The situation presented in The Shadow Out of Time is intimately horrible when you consider it.  A man's body is possessed by a vastly superior alien race while his mind is sent back in time to intermingle with these bizarre creatures in their vast city.  He returns to his senses only to discover that five years have passed and that his wife has divorced him for acting so strangely.  He cannot sleep because of increasingly pervasive dreams that terrify him.  He desperately attempts to deal with his malady by detailing it psychologically which only leads to further terrors when he discovers that what he thought were dreams were actually his remembrances.  

It is chilling just to consider the bare bones of the tale but when you add Lovecraft's special phrasings and atmospheric descriptions you find yourself immersed in literature that is unique in its morose existential affect.  The Shadow Out of Time is a fantastic achievement and shows the author's prowess during his most mature period.  It easily ranks as one of his best stories.  I found myself rereading sections of it both because I was blown away by the sheer weirdness and scale of what he articulates and because the prose itself is so creepy.  

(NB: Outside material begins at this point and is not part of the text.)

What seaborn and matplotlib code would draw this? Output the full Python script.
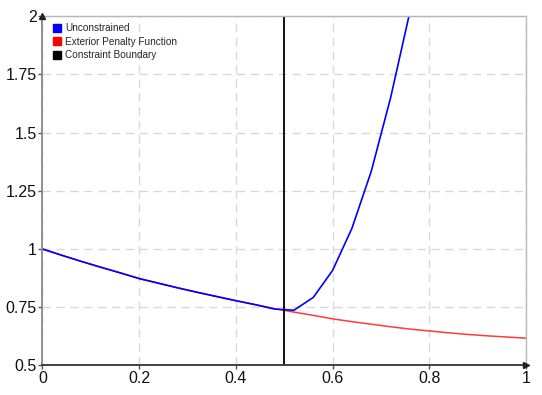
import numpy as np
import pandas as pd
import matplotlib
matplotlib.use("Agg")
import matplotlib.pyplot as plt
from matplotlib.lines import Line2D
import seaborn as sns

# ---- data ----
x_penalty = [0.00, 0.04, 0.08, 0.12, 0.16, 0.20, 0.24, 0.28, 0.32, 0.36, 0.40,
             0.44, 0.48, 0.52, 0.56, 0.60, 0.64, 0.68, 0.72, 0.76, 0.80,
             0.84, 0.88, 0.92, 0.96, 1.00]
y_penalty = [1.000, 0.973, 0.947, 0.922, 0.898, 0.873, 0.853, 0.833, 0.814, 0.796, 0.778,
             0.761, 0.744, 0.729, 0.715, 0.700, 0.688, 0.677, 0.666, 0.656, 0.648,
             0.640, 0.633, 0.627, 0.622, 0.617]
x_uncon = [0.00, 0.04, 0.08, 0.12, 0.16, 0.20, 0.24, 0.28, 0.32, 0.36, 0.40,
           0.44, 0.48, 0.52, 0.56, 0.60, 0.64, 0.68, 0.72, 0.76, 0.80]
y_uncon = [1.000, 0.973, 0.947, 0.922, 0.898, 0.873, 0.853, 0.833, 0.814, 0.796, 0.778,
           0.761, 0.742, 0.737, 0.792, 0.908, 1.089, 1.334, 1.650, 2.020, 2.450]
x_boundary = [0.5, 0.5]
y_boundary = [0.5, 2.0]
legend_labels = ["Unconstrained", "Exterior Penalty Function", "Constraint Boundary"]
x_ticks = [0, 0.2, 0.4, 0.6, 0.8, 1]
x_ticklabels = ["0", "0.2", "0.4", "0.6", "0.8", "1"]
y_ticks = [0.5, 0.75, 1, 1.25, 1.5, 1.75, 2]
y_ticklabels = ["0.5", "0.75", "1", "1.25", "1.5", "1.75", "2"]

sns.set_style("white")
plt.rcParams["font.family"] = ["Liberation Sans", "DejaVu Sans"]

fig = plt.figure(figsize=(5.42, 3.95), dpi=100)
ax = fig.add_axes([0.0784, 0.0749, 0.9705 - 0.0784, 0.959 - 0.0749])

df_pen = pd.DataFrame({"x": x_penalty, "y": y_penalty})
df_unc = pd.DataFrame({"x": x_uncon, "y": y_uncon})
df_bnd = pd.DataFrame({"x": x_boundary, "y": y_boundary})

sns.lineplot(data=df_pen, x="x", y="y", color="#ff3a3a", linewidth=1.1, ax=ax,
             sort=False, estimator=None, errorbar=None)
sns.lineplot(data=df_unc, x="x", y="y", color="#0000ff", linewidth=1.2, ax=ax,
             sort=False, estimator=None, errorbar=None)
sns.lineplot(data=df_bnd, x="x", y="y", color="#000000", linewidth=1.3, ax=ax,
             sort=False, estimator=None, errorbar=None)

ax.set_xlim(0, 1)
ax.set_ylim(0.5, 2)
ax.set_xticks(x_ticks)
ax.set_xticklabels(x_ticklabels)
ax.set_yticks(y_ticks)
ax.set_yticklabels(y_ticklabels)
ax.set_xlabel("")
ax.set_ylabel("")

ax.grid(True, color="#d8d8d8", linestyle=(0, (6, 4)), linewidth=1.0)
ax.set_axisbelow(True)

ax.tick_params(axis="both", which="major", direction="out", length=3, width=1,
               color="#555555", labelsize=11.5, labelcolor="#111111", pad=1,
               bottom=True, left=True)

for s in ["top", "right"]:
    ax.spines[s].set_color("#b8b8b8")
    ax.spines[s].set_linewidth(1.0)
ax.spines["left"].set_color("#888888")
ax.spines["left"].set_linewidth(1.3)
ax.spines["bottom"].set_color("#333333")
ax.spines["bottom"].set_linewidth(1.3)

# axis arrow heads
ax.plot([0], [1.0], marker="^", markersize=4, color="#222222", transform=ax.transAxes,
        clip_on=False, zorder=5)
ax.plot([1.0], [0], marker=">", markersize=4, color="#222222", transform=ax.transAxes,
        clip_on=False, zorder=5)

handles = [Line2D([], [], marker="s", linestyle="none", markersize=5.2, color=c)
           for c in ["#0000ff", "#ff0000", "#000000"]]
leg = ax.legend(handles, legend_labels, loc="upper left", bbox_to_anchor=(0.008, 1.0),
                frameon=False, fontsize=7.2, handlelength=0.7, handletextpad=0.45,
                labelspacing=0.36, borderaxespad=0.3)

fig.savefig("out.png", dpi=100, facecolor="white")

Like all Lovecraft, I prefer to read him in the winter months.  The unexpected treat of discovering something so superb that has, for whatever reasons, alluded me all my life made it even more enjoyable.  I will return to this story again (and again).  It is so complex I'm sure that there are all sorts of details I did not catch in the first reading.  For a few evenings this January, Lovecraft was new to me again.  That beckons back to my college days and to many other splendid days (and nights) spent with this brilliant writer through my own experience of space and time.